The workshop environment, though intimidating at first, grew into a group of people I could trust and felt comfortable with. I grew to see constructive criticism from others as a positive thing and began to open up and find it easier to offer comments to others on their work. I loved being able to hear work shared every week and to see others grow in their writing skills as well. There were so many different voices and experiences shared. With a workshop class, I think you feel much closer to your classmates because you are sharing a kind of writing that is often very personal. Before taking the course, I was terrified of anyone offering criticism on my poetry, but I realize now that was something keeping me from improving my skills.
This writing workshop course allowed me to become a better writer, learn to accept and improve from constructive criticism, and helped me gain more confidence in my work.
One of the poems I am most proud that I created during the course is titled “Please Don’t See Through My Smile”, which I have decided to share. The class was given a prompt to write a poem based on or inspired by a piece of artwork. I chose a piece that is on display in the Longwood Center for the Visual Arts titled “The Artist as Elizabeth Vigee Le Brun” by Kathy Calhoun.

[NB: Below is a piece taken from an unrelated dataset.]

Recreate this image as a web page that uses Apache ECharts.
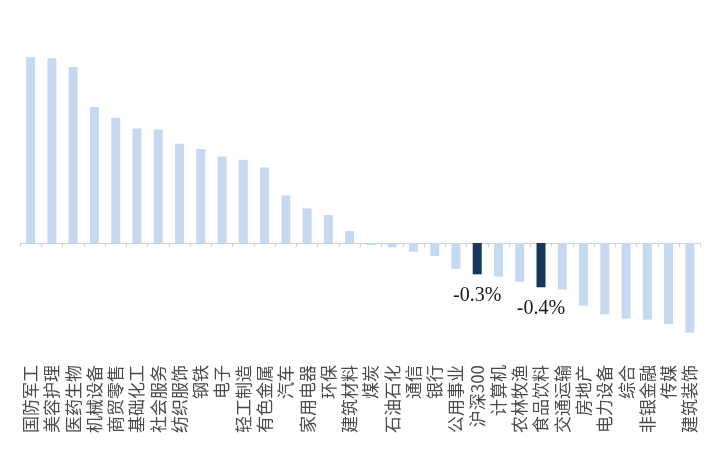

please don’t see through my smile (response to “The Artist as Elizabeth Vigee Le Brun” by Kathy Calhoun)
hair painted gold and red
unrealistic, framed and on display
i’m uncomfortable.
my toothy smile upturned
bright white
like I am begging to be seen.
look at my work,
do not look at me.
i am all
blue gray oil paint
under fingernails,
sweat and elbow grease.
you hang my tears and sorrow
in your living room.
you want to carry my legacy?
it is not under these eye bags,
messy hair you paint all red, gold, and royal blue.
it’s what I create.
stop painting me.
i want to disappear in acrylic pigment
until my bones cannot be dug up under it all.
bury my body in this colored symphony
created to cope,
to drown
in the only place
i really look like me.
please,
don’t see through my smile.
this brokenness only sells on canvas.